The 2025 assessment expanded coverage to 13 companies, including first-time evaluations of DeepSeek, Alibaba, xAI, and Midjourney. This required methodological flexibility: 7 companies submitted formal transparency reports in response to researcher outreach, while the FMTI team compiled reports for 6 others based on publicly available information. This hybrid approach balances comprehensive coverage against the reality that many companies decline formal participation.
Citing the work follows standard academic formats:
@article{bommasaniklyman2024fmti,
author = {Bommasani, Rishi and
Klyman, Kevin and
Kapoor, Sayash and
Longpre, Shayne and
Xiong, Betty and
Maslej, Nestor and
Liang, Percy},
title = {The Foundation Model Transparency Index v1.1},
month = may,
year = 2024,
url = {https://arxiv.org/abs/2310.12941}
}
The multi-institutional authorship—spanning Stanford’s Institute for Human-Centered AI, Princeton’s Center for IT Policy, and MIT Media Lab—gives the index academic credibility that purely commercial transparency efforts lack. This institutional backing matters when companies contest scores, as researchers can maintain independence from industry pressure.
Gotcha
The FMTI repository is fundamentally a research dataset, not a software library or automation tool. Don’t expect programmatic query capabilities or automated monitoring systems. Every assessment requires manual researcher interpretation of diverse disclosure formats, making this inherently labor-intensive work that doesn’t scale through code.
The scoring methodology, despite validation processes, ultimately relies on researcher judgment calls. When an indicator asks whether a company discloses “sufficient detail” about training data composition, reasonable people can disagree about what constitutes sufficient. The framework attempts to minimize subjectivity through dual-researcher scoring and company feedback loops, but these mechanisms slow the assessment cycle and limit how frequently the index can update.

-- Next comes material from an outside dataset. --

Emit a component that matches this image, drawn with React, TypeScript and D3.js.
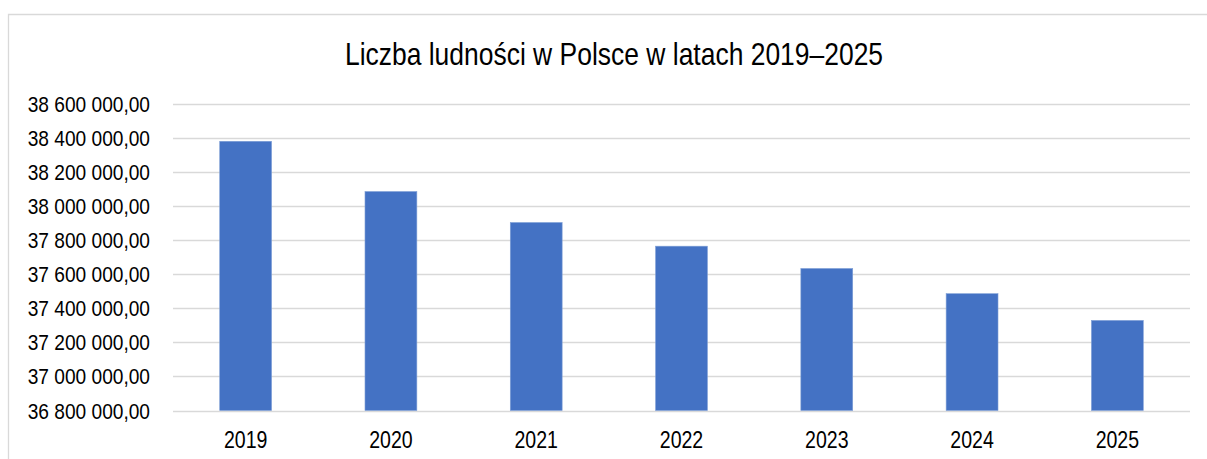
import React from "react";
import * as d3 from "d3";

const title = "Liczba ludności w Polsce w latach 2019–2025";
const years = ["2019", "2020", "2021", "2022", "2023", "2024", "2025"];
const population = [38381000, 38086000, 37904000, 37765000, 37634000, 37486000, 37329000];
const yTicks = [36800000, 37000000, 37200000, 37400000, 37600000, 37800000, 38000000, 38200000, 38400000, 38600000];

const W = 1207;
const H = 459;
const FONT = "'Liberation Sans', Arial, sans-serif";

const fmt = (v: number) => {
  const s = Math.round(v).toString().replace(/\B(?=(\d{3})+(?!\d))/g, " ");
  return s + ",00";
};

function NText(props: { x: number; y: number; anchor: string; size: number; sx: number; children: React.ReactNode }) {
  return (
    <g transform={`translate(${props.x},${props.y}) scale(${props.sx},1)`}>
      <text x={0} y={0} textAnchor={props.anchor} fontSize={props.size} fill="#000">{props.children}</text>
    </g>
  );
}

export default function App() {
  const left = 173;
  const right = 1190;
  const top = 104;
  const bottom = 410.5;

  const x = d3.scaleBand<string>().domain(years).range([left, right]).paddingInner(0.643).paddingOuter(0.3215);
  const y = d3.scaleLinear().domain([36800000, 38600000]).range([bottom, top]);

  return (
    <svg width={W} height={H} style={{ position: "absolute", left: 0, top: 0, background: "#fff" }} fontFamily={FONT}>
      <rect x={0} y={0} width={W} height={H} fill="#fff" />
      <path d={`M8.5,${H + 2} V14.5 H${W + 2}`} fill="none" stroke="#d9d9d9" strokeWidth={1.3} />
      <NText x={614} y={65} anchor="middle" size={31.5} sx={0.84}>{title}</NText>
      {yTicks.map((t) => (
        <g key={t}>
          <line x1={left} x2={right} y1={Math.round(y(t)) + 0.5} y2={Math.round(y(t)) + 0.5} stroke="#d9d9d9" strokeWidth={1.3} />
          <NText x={150} y={y(t) + 8} anchor="end" size={22.5} sx={0.85}>{fmt(t)}</NText>
        </g>
      ))}
      {years.map((yr, i) => (
        <g key={yr}>
          <rect x={x(yr)} y={y(population[i])} width={x.bandwidth()} height={bottom - y(population[i])} fill="#4472c4" stroke="#7f9fd6" strokeWidth={0.6} />
          <NText x={(x(yr) as number) + x.bandwidth() / 2} y={448.3} anchor="middle" size={23} sx={0.85}>{yr}</NText>
        </g>
      ))}
    </svg>
  );
}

The indicators themselves also evolve between versions—2025 indicators are more stringent than 2024—which complicates longitudinal comparisons. Did a company’s score drop because they became less transparent, or because researchers raised the bar?
Coverage limitations constrain the repository’s comprehensiveness. The 13-14 companies assessed represent major players, but the foundation model ecosystem includes hundreds of smaller developers whose transparency practices remain unexamined. Companies that decline participation and lack sufficient public information simply don’t get scored, creating selection bias toward larger, more visible organizations. This means the index captures transparency trends among AI giants while potentially missing important developments in the long tail of foundation model development.
Verdict
Use the FMTI repository if you’re conducting AI policy research, writing about foundation model governance, building transparency advocacy campaigns, or analyzing industry disclosure trends over time. The standardized 100-indicator framework and validated scoring data provide unmatched rigor for cross-company comparisons. Journalists covering AI accountability, academic researchers studying algorithmic transparency, and policymakers drafting disclosure requirements will find this an essential reference. The CC-BY licensing enables citation and reuse in reports, papers, and public advocacy. Skip it if you need executable transparency tools, real-time monitoring capabilities, or technical implementations you can integrate into development workflows. This is pure research infrastructure—valuable for understanding and benchmarking transparency, but offering no software components for automation or integration. Also skip it if you’re focused on smaller AI companies outside the 13-company assessment scope, as coverage remains limited to major foundation model developers willing to participate or prominent enough for independent assessment.